A: Yes, I'd be happy to do that. I'd be happy to do that not so much on a doing it business, but on a question, answer interview basis. I'd be happy to do something like that.

A: Yes, it would be nice. It would be great to see a good biography.

MS: Shirley how much correspondence? You see I write biographies and have done a couple ­ So, how much correspondence, how much of that infrastructure is there available or was that Smith's problem?

A: I don't know how much there is. Heather would be in a much better position to know that sort of thing. I don't know if the Trustees have anything. I know the manuscripts went to the big Library in Canberra. But I don't know about correspondence. I don't think there's much. And, of course, the longer we leave it, the more of his old friends die and his old associates.

MS: What did your father think of the world's response to him? In the '30s he was an engineer and not very known, and yet in the '50s he was a very known English writer. Was he surprised at the reaction and the popularity of his books at the time?

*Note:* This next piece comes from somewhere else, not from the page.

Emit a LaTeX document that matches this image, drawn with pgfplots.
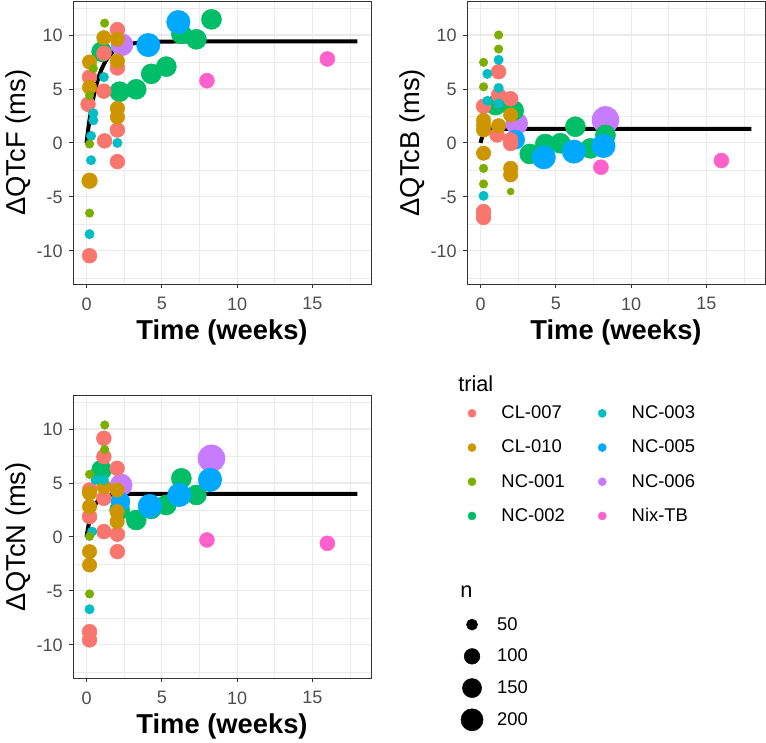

A: I don't really know. I think these things ­ I mean, you say in the '30s and the '50, and you can say it all in one breath, but in fact as the time passes, things grow and your attitude changes because of that. I don't ­ he was always a very private person. Which may be why there was just no biography made. It may just be a reflection of that, but he isolated himself. We lived in the country and along dirt roads and it was not easily accessible, and the telephone system was real peculiar. I remember Dad placing a call once, a long distance call and he called back later to the operator and said, what about my call to Melbourne? And she said, When did you place it? And he said about a half hour ago, and she said, "Oh, you must have placed it with Betty, she's gone out in a buggy! (Audience laughter.) You know. This is the sort of telephone system we were dealing with so we were really quite isolated.